Era stato ricoverato per le ferite riportate nel soccorso
alla fabbrica di fuochi d’artificio esplosa a Pescara 3 mesi fa
Morto per svolgere qualcosa in più del proprio dovere. Morto mentre l’apocalisse di esplosioni, una dopo l’altra, era ancora in corso. Ma se sei un vigile del fuoco, e se devi salvare delle vite, in quei momenti non è che stai a pensare ai pericoli che corri. Ti ci infili in mezzo. Rischi. Non hai nemmeno il tempo di sperare che vada bene. A Maurizio Berardinucci è andata male. Ha perso la vita nell’intervento in quella fabbrica di fuochi d’artificio disintegrata il 25 luglio a Pescara . Ci furono quattro morti. Numero ora da aggiornale a cinque. Sempre che un senso ce l’abbia il ricordo di questa contabilità riguardante vittime di incidenti sul lavoro e norme di sicurezza violate (sulle cause dello scoppio c’è un’inchiesta della magistratura in corso).
PICCHETTO D’ONORE - Forse Maurizio è stato un eroe, se essere eroi significa morire nello
svolgimento de l proprio dovere. Ma questo lo si è appreso esattamente 3 mesi dopo, quando nelle redazioni è arrivata la notizia del suo decesso al policlinico Gemelli di Roma, dov’era ricoverato in prognosi riservata. Sabato 2 novembre a Pescara, dov’era nato e aveva sempre vissuto, ci sono stati i funerali. Lutto cittadino, centinaia di persone alle esequie, il feretro portato a spalla da un picchetto del 115. Dolore, commozione, il suono straziante delle sirene che ricorda un pompiere, un compagno di squadra e un amico, che non c’è più. Il vigile del fuoco (nel corpo dal 1985, da ausiliario e poi da effettivo) lascia moglie e tre figli.
COME IN UN BOMBARDAMENTO - Difficile , in quell’ecatombe del 25 luglio , dare il giusto peso a un’agenzia di stampa in mezzo a decine di altre che raccontavano scene di devastazione e responsabilità da accertare. Difficile comprendere subito il gesto di coraggio di quella squadra del 115. «Feriti cinque pompieri, uno grave», c’era scritto.
Ma quella mattina, in quelle ore, l’attenzione era tutta per i morti, quattro, tra cui un ragazzo di vent’anni. Tutti componenti della famiglia Di Giacomo, titolare dell’azienda, una tra le più note in Italia.
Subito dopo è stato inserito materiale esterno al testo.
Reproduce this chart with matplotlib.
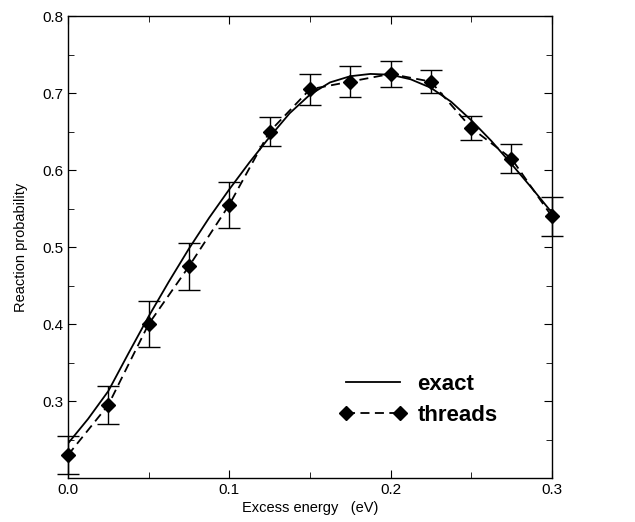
import numpy as np
import matplotlib
matplotlib.use('Agg')
import matplotlib.pyplot as plt
from matplotlib.ticker import MultipleLocator

plt.rcParams['font.family'] = ['Liberation Sans', 'DejaVu Sans']

# dados
energia = [0.0, 0.025, 0.05, 0.075, 0.1, 0.125, 0.15, 0.175, 0.2, 0.225, 0.25, 0.275, 0.3]
threads = [0.23, 0.295, 0.40, 0.475, 0.555, 0.65, 0.705, 0.715, 0.725, 0.715, 0.655, 0.615, 0.54]
erro = [0.025, 0.025, 0.03, 0.03, 0.03, 0.019, 0.02, 0.02, 0.017, 0.015, 0.016, 0.019, 0.025]

energia_exata = [0.0, 0.0125, 0.025, 0.0375, 0.05, 0.0625, 0.075, 0.0875, 0.1, 0.1125,
                 0.125, 0.1375, 0.15, 0.1625, 0.175, 0.1875, 0.2, 0.2125, 0.225, 0.2375,
                 0.25, 0.2625, 0.275, 0.2875, 0.3]
exata = [0.245, 0.277, 0.313, 0.362, 0.41, 0.455, 0.498, 0.538, 0.575, 0.61,
         0.643, 0.674, 0.698, 0.714, 0.722, 0.725, 0.724, 0.718, 0.707, 0.689,
         0.665, 0.638, 0.608, 0.577, 0.545]

fig = plt.figure(figsize=(6.35, 5.22), dpi=100)
ax = fig.add_axes([0.107, 0.084, 0.762, 0.885])

ax.plot(energia_exata, exata, color='black', linewidth=1.3, label='exact')
ax.plot(energia, threads, color='black', linestyle='--', dashes=(5, 3), linewidth=1.3,
        marker='D', markersize=7, label='threads', clip_on=False, zorder=3)
eb = ax.errorbar(energia, threads, yerr=erro, fmt='none', ecolor='black', elinewidth=1.0,
                 capsize=8, capthick=1.0)
for artist in eb.lines[1] + eb.lines[2]:
    artist.set_clip_on(False)

ax.set_xlim(0, 0.3)
ax.set_ylim(0.2, 0.8)
ax.xaxis.set_major_locator(MultipleLocator(0.1))
ax.xaxis.set_minor_locator(MultipleLocator(0.05))
ax.yaxis.set_minor_locator(MultipleLocator(0.05))
ax.set_yticks([0.3, 0.4, 0.5, 0.6, 0.7, 0.8])
ax.xaxis.set_major_formatter(plt.FormatStrFormatter('%.1f'))
ax.yaxis.set_major_formatter(plt.FormatStrFormatter('%.1f'))
ax.tick_params(which='both', direction='in', top=True, right=True, labelsize=11)
ax.tick_params(which='major', length=6)
ax.tick_params(which='minor', length=4)
for s in ax.spines.values():
    s.set_linewidth(1.0)

ax.set_xlabel('Excess energy   (eV)', fontsize=10.5, labelpad=3)
ax.set_ylabel('Reaction probability', fontsize=10.5, labelpad=10)

ax.legend(loc='center left', bbox_to_anchor=(0.52, 0.17), frameon=False, numpoints=2,
          handlelength=3.0, handletextpad=0.5, prop={'weight': 'bold', 'size': 16},
          labelspacing=0.45)

plt.savefig('out.png', dpi=100)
In quel disastro, dagli effetti tanto simili a quelli di un bombardamento a tappeto, i soccorsi furono tempestivi. Il posto però era ancora a rischio: solo che subito non si poteva prevederlo. Tra i primi ci fu Maurizio, 47 anni, che arrivò con l’autoscala da Pescara. Cielo azzurro tutto oscurato da una colonna di fumo gigantesca. Paesaggio già napalmizzato, incenerito.
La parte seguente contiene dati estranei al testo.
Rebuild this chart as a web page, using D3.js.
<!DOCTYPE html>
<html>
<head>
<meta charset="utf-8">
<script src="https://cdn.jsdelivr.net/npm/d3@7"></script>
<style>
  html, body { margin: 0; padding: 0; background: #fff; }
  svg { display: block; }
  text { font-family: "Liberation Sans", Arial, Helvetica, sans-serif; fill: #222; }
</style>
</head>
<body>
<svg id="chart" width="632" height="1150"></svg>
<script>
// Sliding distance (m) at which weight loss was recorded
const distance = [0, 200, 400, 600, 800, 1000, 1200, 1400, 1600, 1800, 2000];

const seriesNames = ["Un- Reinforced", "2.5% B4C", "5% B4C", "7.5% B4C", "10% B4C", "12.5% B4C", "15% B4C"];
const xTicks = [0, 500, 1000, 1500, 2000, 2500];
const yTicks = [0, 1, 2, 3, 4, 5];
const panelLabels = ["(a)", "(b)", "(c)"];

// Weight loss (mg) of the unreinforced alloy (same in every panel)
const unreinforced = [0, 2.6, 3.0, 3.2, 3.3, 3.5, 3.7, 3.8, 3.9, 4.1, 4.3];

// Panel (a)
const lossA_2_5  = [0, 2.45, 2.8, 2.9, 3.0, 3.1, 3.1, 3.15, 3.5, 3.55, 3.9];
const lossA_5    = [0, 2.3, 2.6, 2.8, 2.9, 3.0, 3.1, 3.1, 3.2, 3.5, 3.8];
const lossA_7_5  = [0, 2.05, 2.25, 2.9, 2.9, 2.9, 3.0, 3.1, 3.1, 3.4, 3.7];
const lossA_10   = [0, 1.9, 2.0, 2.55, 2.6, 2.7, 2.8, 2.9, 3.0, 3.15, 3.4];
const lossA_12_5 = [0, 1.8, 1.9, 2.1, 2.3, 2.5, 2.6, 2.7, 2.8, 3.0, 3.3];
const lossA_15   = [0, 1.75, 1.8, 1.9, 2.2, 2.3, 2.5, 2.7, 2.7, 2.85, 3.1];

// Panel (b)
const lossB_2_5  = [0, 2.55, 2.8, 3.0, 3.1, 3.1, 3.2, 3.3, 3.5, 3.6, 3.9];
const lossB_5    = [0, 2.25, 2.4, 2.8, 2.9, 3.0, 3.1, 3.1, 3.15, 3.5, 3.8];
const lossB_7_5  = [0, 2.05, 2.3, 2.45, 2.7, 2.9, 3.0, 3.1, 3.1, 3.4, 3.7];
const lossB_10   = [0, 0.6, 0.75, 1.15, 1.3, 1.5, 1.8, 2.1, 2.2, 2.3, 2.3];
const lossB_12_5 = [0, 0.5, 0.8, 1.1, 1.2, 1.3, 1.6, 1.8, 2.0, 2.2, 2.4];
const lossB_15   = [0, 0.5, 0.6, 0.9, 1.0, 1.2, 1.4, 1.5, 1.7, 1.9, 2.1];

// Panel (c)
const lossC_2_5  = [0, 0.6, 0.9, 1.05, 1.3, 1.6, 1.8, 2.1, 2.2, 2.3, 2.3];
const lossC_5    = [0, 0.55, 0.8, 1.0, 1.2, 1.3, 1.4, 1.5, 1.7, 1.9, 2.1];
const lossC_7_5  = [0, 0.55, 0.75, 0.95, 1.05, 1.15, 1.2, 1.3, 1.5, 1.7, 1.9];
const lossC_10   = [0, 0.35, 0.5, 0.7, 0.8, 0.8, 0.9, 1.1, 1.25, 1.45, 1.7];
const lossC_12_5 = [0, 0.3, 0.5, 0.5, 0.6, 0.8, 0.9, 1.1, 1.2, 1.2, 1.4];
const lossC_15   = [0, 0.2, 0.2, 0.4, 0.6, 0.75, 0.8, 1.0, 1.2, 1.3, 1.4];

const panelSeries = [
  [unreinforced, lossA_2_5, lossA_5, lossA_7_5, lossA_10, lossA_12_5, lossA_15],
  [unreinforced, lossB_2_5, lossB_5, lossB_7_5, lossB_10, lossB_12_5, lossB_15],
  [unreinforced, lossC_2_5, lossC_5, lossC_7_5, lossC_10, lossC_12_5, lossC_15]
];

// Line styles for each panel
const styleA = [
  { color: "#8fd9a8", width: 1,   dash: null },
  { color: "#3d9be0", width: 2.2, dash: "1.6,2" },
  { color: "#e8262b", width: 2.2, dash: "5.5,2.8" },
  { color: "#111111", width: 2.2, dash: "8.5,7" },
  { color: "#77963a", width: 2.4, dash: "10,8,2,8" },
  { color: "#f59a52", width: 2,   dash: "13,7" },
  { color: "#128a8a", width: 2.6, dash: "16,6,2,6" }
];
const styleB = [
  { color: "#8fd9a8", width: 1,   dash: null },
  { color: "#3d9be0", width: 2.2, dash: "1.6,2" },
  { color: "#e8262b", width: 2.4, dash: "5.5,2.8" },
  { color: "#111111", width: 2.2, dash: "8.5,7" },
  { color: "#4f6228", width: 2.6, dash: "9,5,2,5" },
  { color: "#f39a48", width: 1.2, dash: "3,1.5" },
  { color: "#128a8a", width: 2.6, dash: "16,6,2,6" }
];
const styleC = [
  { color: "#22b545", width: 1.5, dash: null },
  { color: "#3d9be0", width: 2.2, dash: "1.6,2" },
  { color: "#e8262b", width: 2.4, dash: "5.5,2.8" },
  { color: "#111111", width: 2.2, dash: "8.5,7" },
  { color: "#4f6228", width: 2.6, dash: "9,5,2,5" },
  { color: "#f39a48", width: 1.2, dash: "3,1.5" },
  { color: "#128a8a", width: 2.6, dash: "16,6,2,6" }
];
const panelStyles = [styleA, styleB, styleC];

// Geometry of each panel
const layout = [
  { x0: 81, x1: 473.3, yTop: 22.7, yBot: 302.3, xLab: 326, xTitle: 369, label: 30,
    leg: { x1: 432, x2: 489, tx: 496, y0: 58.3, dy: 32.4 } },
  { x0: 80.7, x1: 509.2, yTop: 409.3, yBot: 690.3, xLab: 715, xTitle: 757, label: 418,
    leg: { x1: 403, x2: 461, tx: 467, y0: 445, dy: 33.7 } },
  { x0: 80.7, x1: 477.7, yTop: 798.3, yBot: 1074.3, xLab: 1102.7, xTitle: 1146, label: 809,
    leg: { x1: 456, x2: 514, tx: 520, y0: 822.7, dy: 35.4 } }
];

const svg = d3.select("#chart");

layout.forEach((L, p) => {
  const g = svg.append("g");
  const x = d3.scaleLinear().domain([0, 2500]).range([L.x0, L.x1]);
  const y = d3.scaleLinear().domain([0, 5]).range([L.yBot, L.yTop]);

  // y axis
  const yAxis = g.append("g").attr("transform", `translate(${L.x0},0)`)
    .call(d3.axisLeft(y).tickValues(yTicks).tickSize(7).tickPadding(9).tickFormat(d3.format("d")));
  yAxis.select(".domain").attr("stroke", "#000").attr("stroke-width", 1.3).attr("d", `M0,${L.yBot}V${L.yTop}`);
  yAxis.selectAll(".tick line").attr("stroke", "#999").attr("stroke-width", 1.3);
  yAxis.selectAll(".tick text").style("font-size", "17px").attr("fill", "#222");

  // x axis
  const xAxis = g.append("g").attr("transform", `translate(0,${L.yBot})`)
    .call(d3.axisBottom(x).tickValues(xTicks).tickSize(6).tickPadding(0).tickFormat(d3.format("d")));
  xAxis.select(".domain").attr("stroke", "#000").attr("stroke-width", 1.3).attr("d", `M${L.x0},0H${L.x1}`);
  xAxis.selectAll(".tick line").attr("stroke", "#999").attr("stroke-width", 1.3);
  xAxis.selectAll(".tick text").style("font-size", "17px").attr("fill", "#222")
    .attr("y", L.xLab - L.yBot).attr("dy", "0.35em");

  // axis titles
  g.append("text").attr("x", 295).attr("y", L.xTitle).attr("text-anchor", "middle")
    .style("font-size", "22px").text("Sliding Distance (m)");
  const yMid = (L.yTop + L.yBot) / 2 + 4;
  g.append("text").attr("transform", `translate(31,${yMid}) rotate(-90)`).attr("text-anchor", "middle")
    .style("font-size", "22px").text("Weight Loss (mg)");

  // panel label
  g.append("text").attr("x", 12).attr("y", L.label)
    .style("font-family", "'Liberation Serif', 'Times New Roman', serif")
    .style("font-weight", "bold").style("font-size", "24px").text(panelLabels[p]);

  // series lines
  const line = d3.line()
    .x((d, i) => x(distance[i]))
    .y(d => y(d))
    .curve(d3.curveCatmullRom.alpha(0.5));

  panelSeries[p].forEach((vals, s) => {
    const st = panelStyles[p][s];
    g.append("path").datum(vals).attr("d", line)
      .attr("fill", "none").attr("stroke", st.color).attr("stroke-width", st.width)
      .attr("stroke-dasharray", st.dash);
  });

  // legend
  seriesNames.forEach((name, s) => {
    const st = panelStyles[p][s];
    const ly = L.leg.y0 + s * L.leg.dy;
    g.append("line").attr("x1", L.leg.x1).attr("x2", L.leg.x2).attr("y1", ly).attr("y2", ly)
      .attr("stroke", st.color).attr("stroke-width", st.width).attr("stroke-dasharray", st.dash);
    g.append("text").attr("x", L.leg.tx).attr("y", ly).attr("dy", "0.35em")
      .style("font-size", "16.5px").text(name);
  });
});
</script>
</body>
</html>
POMPIERI TRAVOLTI - I pompieri scesero dal mezzo per prestare soccorso a chi viveva nei pressi della fabbrica e a quei lavoratori che, al primo boato, si erano rifugiati nel bunker di sicurezza. Forse avranno incontrato il giovane Alessio, appunto vent’anni, che stava avvertendo chiunque fosse nelle vicinanze, tra cui una pattuglia di carabinieri: «Fermatevi, qui è ancora pericolosissimo». Solo che il primo a fare dietro front fu proprio lui, per andare a prendere la nonna. E poi ancora indietro, per prestare aiuto a zii e fratelli persi di vista tra fiamme , fumo e scoppi. Che inghiottirono anche lui.
ALTRE ESPLOSIONI - Ad un tratto, in un’altra delle esplosioni, probabilmente la seconda di una serie di quattro, polverizzò un’abitazione. Muri e pietre colpirono e travolsero la squadra di pompieri. Tutti sotto le macerie. Si capì subito che Maurizio Berardinucci era grave. Fratture, traumi interni. Lo portarono al Gemelli di Roma, per cure specialistiche. Sembrava migliorasse: invece è morto, tre mesi dopo. Solo allora si è scoperto, per chi non lo conosceva, che quel pompiere era un eroe.